Propagation of game birds in confinement has its chief value as a protective measure in that it reduces the drain upon the wild stock. Some sportsmen and sporting clubs now produce or purchase from game farms all the birds needed for the season’s sport, practices which if more widely followed would help lessen the menace to the wild supply. Such centers of propagation never reap the full harvest of the birds they produce, so that there is a steady overflow that not only increases the game-bird population of adjacent areas but in some degree contributes also to the main stream of waterfowl migration.
The inexperienced need not fear that waterfowl propagation is too difficult for them to attempt. Rather they should realize that successful methods already are well worked out. The propagation of one of the waterfowl species, the mallard, has been found to be fully as easy as that of any other game bird, lowland or upland. (Fig.233) Farmers’ bulletins on the propagation of game birds are available.

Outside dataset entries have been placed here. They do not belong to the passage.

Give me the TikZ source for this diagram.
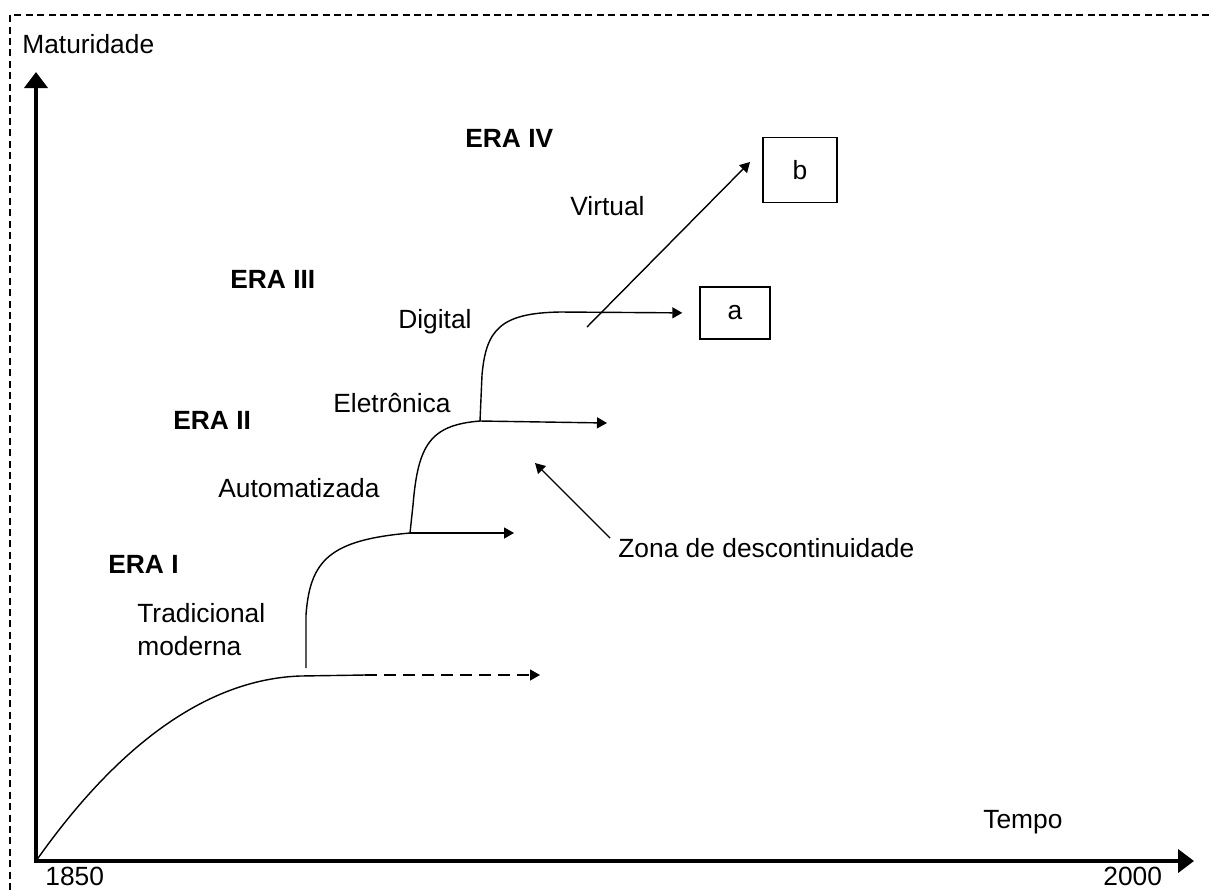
\documentclass[tikz,border=0pt]{standalone}
\usepackage{fontspec}
\setmainfont{Liberation Sans}
\usetikzlibrary{arrows.meta}
\tikzset{
  frame/.style={line width=1.1pt,dash pattern=on 4pt off 2.5pt},
  axis/.style={line width=2.8pt,{Triangle[length=3.2mm,width=4.6mm]}-{Triangle[length=3.2mm,width=4.6mm]}},
  arr/.style={line width=0.8pt,-{Triangle[length=2mm,width=2.2mm]}},
  curve/.style={line width=0.8pt},
  lab/.style={font=\fontsize{15}{19}\selectfont,inner sep=0pt,anchor=base west},
  era/.style={lab,font=\fontsize{15}{19}\selectfont\bfseries},
  box/.style={draw,line width=0.8pt,font=\fontsize{15}{19}\selectfont}
}
\begin{document}
\begin{tikzpicture}[x=0.02cm,y=-0.02cm]
  \useasboundingbox (0,0) rectangle (1209,890);
  \draw[frame] (1209,15) -- (10,15) -- (10,890);

  \coordinate (o) at (36,861);
  \coordinate (ytip) at (36,72);
  \coordinate (xtip) at (1194,861);
  \draw[axis] (ytip) -- (o) -- (xtip);

  \node[lab] (mat) at (22,53) {Maturidade};
  \node[lab] (t1850) at (45,885) {1850};
  \node[lab] (t2000) at (1103,885) {2000};
  \node[lab] (tempo) at (983,828) {Tempo};

  \node[era] (eraI) at (108,573) {ERA I};
  \node[era] (eraII) at (173,429) {ERA II};
  \node[era] (eraIII) at (230,288) {ERA III};
  \node[era] (eraIV) at (465,147) {ERA IV};

  \node[lab,anchor=north west,align=left] (trad) at (137,603) {Tradicional\\moderna};
  \node[lab] (auto) at (218,497) {Automatizada};
  \node[lab] (elet) at (333,412) {Eletrônica};
  \node[lab] (dig) at (398,328) {Digital};
  \node[lab] (virt) at (570,215) {Virtual};
  \node[lab] (zona) at (618,557) {Zona de descontinuidade};

  \node[box,minimum width=1.4cm,minimum height=1.04cm] (a) at (735,313) {a};
  \node[box,minimum width=1.48cm,minimum height=1.3cm] (b) at (800,170) {b};

  \coordinate (k1) at (300,676);
  \coordinate (k1s) at (365,675);
  \coordinate (k1e) at (540,675);
  \coordinate (r1) at (306,668);
  \coordinate (k2) at (410,533);
  \coordinate (e2) at (514,533);
  \coordinate (k3) at (480,421);
  \coordinate (e3) at (607,423);
  \coordinate (k4) at (560,312);
  \coordinate (v0) at (587,327);
  \coordinate (vtip) at (750,162);
  \coordinate (z0) at (610,538);
  \coordinate (zt) at (535,463);

  \draw[curve] (o) .. controls (100,770) and (190,680) .. (k1) -- (k1s);
  \draw[arr,dash pattern=on 6.8pt off 4pt] (k1s) -- (k1e);
  \draw[curve] (r1) -- (306,615) .. controls (310,560) and (330,540) .. (k2);
  \draw[arr] (k2) -- (e2);
  \draw[curve] (k2) -- (413,505) .. controls (418,445) and (430,425) .. (k3);
  \draw[arr] (k3) -- (e3);
  \draw[curve] (k3) -- (482,375) .. controls (486,330) and (500,313) .. (k4);
  \draw[arr,shorten >=0.34cm] (k4) -- (a.west);
  \draw[arr] (v0) -- (vtip);
  \draw[arr] (z0) -- (zt);
\end{tikzpicture}
\end{document}
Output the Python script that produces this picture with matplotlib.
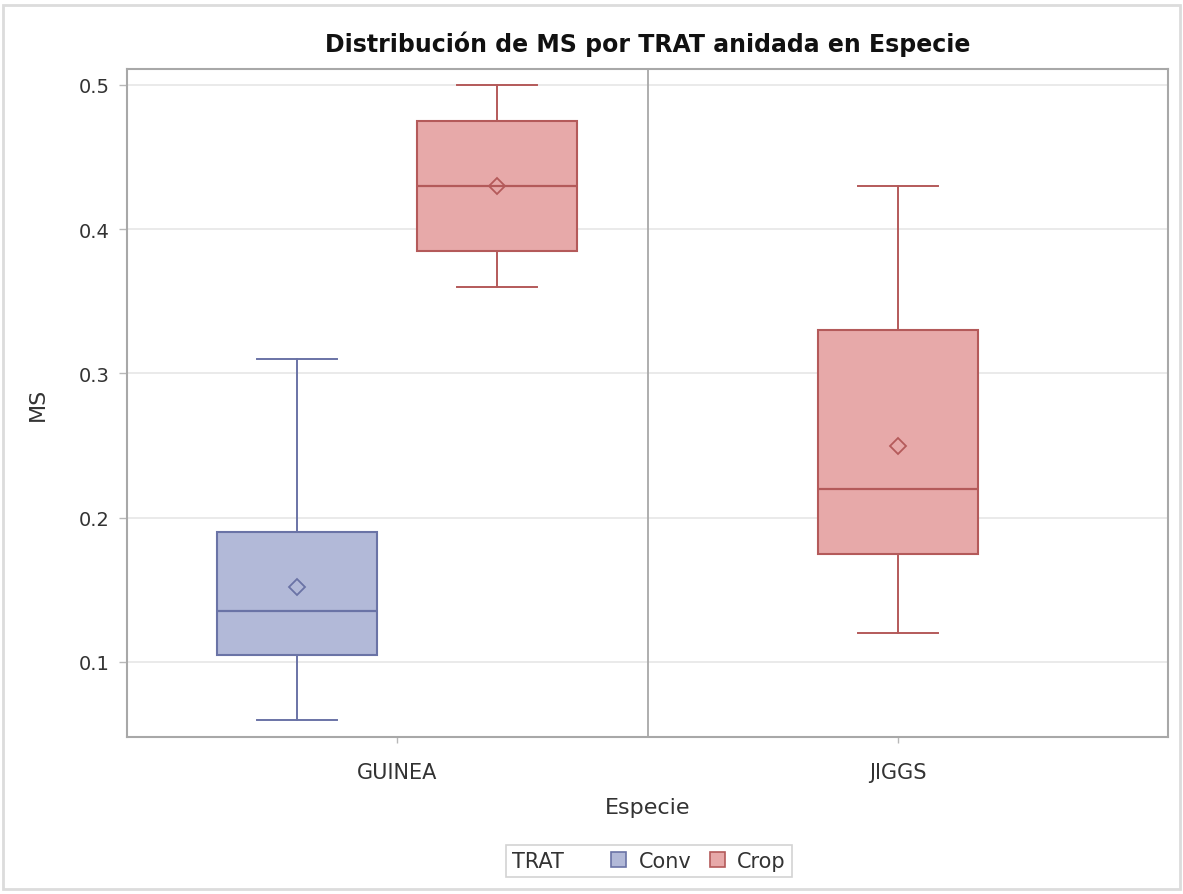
import matplotlib
matplotlib.use("Agg")
import matplotlib.pyplot as plt
from matplotlib.patches import Patch, Rectangle
from matplotlib.offsetbox import HPacker

plt.rcParams['font.family'] = ['DejaVu Sans']

# Species on the x axis, treatments nested within species
especies = ["GUINEA", "JIGGS"]
grupos_especie = ["GUINEA", "GUINEA", "JIGGS"]
grupos_trat = ["Conv", "Crop", "Crop"]
desplaz = [-0.2, 0.2, 0.0]

# Box statistics of MS for each (species, treatment) group
ms_min = [0.06, 0.36, 0.12]
ms_q1 = [0.105, 0.385, 0.175]
ms_med = [0.135, 0.43, 0.22]
ms_q3 = [0.19, 0.475, 0.33]
ms_max = [0.31, 0.50, 0.43]
ms_media = [0.152, 0.43, 0.25]

colores_relleno = {"Conv": "#b2b9d8", "Crop": "#e7a9a9"}
colores_borde = {"Conv": "#6a73a6", "Crop": "#b45a5a"}

fig = plt.figure(figsize=(11.83, 8.95), dpi=100)
ax = fig.add_axes([0.1074, 0.1754, 0.8799, 0.7464])

for i in range(len(grupos_trat)):
    trat = grupos_trat[i]
    pos = especies.index(grupos_especie[i]) + desplaz[i]
    stats = [dict(whislo=ms_min[i], q1=ms_q1[i], med=ms_med[i], q3=ms_q3[i],
                  whishi=ms_max[i], mean=ms_media[i], fliers=[])]
    edge = colores_borde[trat]
    ax.bxp(stats, positions=[pos], widths=0.32, capwidths=0.16,
           patch_artist=True, showmeans=True, showfliers=False,
           boxprops=dict(facecolor=colores_relleno[trat], edgecolor=edge, linewidth=1.5),
           whiskerprops=dict(color=edge, linewidth=1.4),
           capprops=dict(color=edge, linewidth=1.4),
           medianprops=dict(color=edge, linewidth=1.6),
           meanprops=dict(marker='D', markerfacecolor='none', markeredgecolor=edge,
                          markersize=8.5, markeredgewidth=1.3),
           zorder=3)

# separator between the species panels
ax.axvline(0.5, color="#a8a8a8", linewidth=1.3, zorder=2)

ax.set_xlim(-0.539, 1.539)
ax.set_ylim(0.048, 0.511)
ax.set_xticks(range(len(especies)))
ax.set_xticklabels(especies)
ax.set_yticks([0.1, 0.2, 0.3, 0.4, 0.5])
ax.set_yticklabels(["0.1", "0.2", "0.3", "0.4", "0.5"])
ax.yaxis.grid(True, color="#e6e6e6", linewidth=1.2, zorder=0)
ax.set_axisbelow(True)
ax.tick_params(axis='both', colors="#b8b8b8", labelcolor="#333333", width=1)
ax.tick_params(axis='x', length=4, pad=14, labelsize=15)
ax.tick_params(axis='y', length=6, pad=6.5, labelsize=14)
for s in ax.spines.values():
    s.set_color("#a8a8a8")
    s.set_linewidth(1.5)

ax.set_xlabel("Especie", fontsize=16, color="#333333")
ax.xaxis.set_label_coords(0.5, -0.1048)
ax.xaxis.label.set_va("center")
ax.set_ylabel("MS", fontsize=16, color="#333333")
ax.yaxis.set_label_coords(-0.0855, 0.5)
ax.yaxis.label.set_va("center")
ax.set_title("Distribución de MS por TRAT anidada en Especie", fontsize=17,
             fontweight='bold', color="#111111", y=1.0389, va="center", pad=0)

handles = [Patch(facecolor=colores_relleno[t], edgecolor=colores_borde[t], linewidth=1.2)
           for t in ["Conv", "Crop"]]
leg = fig.legend(handles, ["Conv", "Crop"], title="TRAT", ncol=2,
                 loc="center", bbox_to_anchor=(649 / 1183, 1 - 862 / 895),
                 fontsize=15, title_fontsize=15, frameon=True, fancybox=False,
                 edgecolor="#c8c8c8", handlelength=0.72, handleheight=0.72,
                 handletextpad=0.58, columnspacing=0.9, borderpad=0.3,
                 labelcolor="#333333")
leg.get_title().set_color("#333333")
# put the legend title on the same row as the entries
vp = leg._legend_box
title_box, items_box = vp.get_children()
newbox = HPacker(pad=vp.pad, sep=34, align="center",
                 children=[title_box, items_box])
newbox.set_figure(fig)
newbox.axes = None
leg._legend_box = newbox
leg._legend_box.set_offset(leg._findoffset)
leg.get_frame().set_linewidth(1.2)

# outer border of the graph area
fig.patches.append(Rectangle((3 / 1183, 1 - 890 / 895), 1177 / 1183, 884 / 895,
                             transform=fig.transFigure, fill=False,
                             edgecolor="#dcdcdc", linewidth=2))

fig.savefig("out.png", dpi=100)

Equipment for the propagation of waterfowl should include one or more ponds, hatching and rearing coops, broody hens, rearing fields for the young, and if the birds are to be used for sport a flight range, over which they can be trained to return to the home pond over high obstacles, so as to give difficult shots. Personnel employed should include at least one competent game breeder, but his assistants can be hired locally as needed and be sufficiently trained in a short time.
There must be, of course, some outlay of funds in waterfowl propagation, but the cost per bird should easily be kept far below the average cost of bringing to bag wild ducks from their natural haunts. Once this is realized, this economy alone should greatly increase interest in waterfowl propagation; but above all reasons looms one that must become evident to all in time: If sportsmen are to continue to reap their annual harvest in the hunting field, they certainly must sow.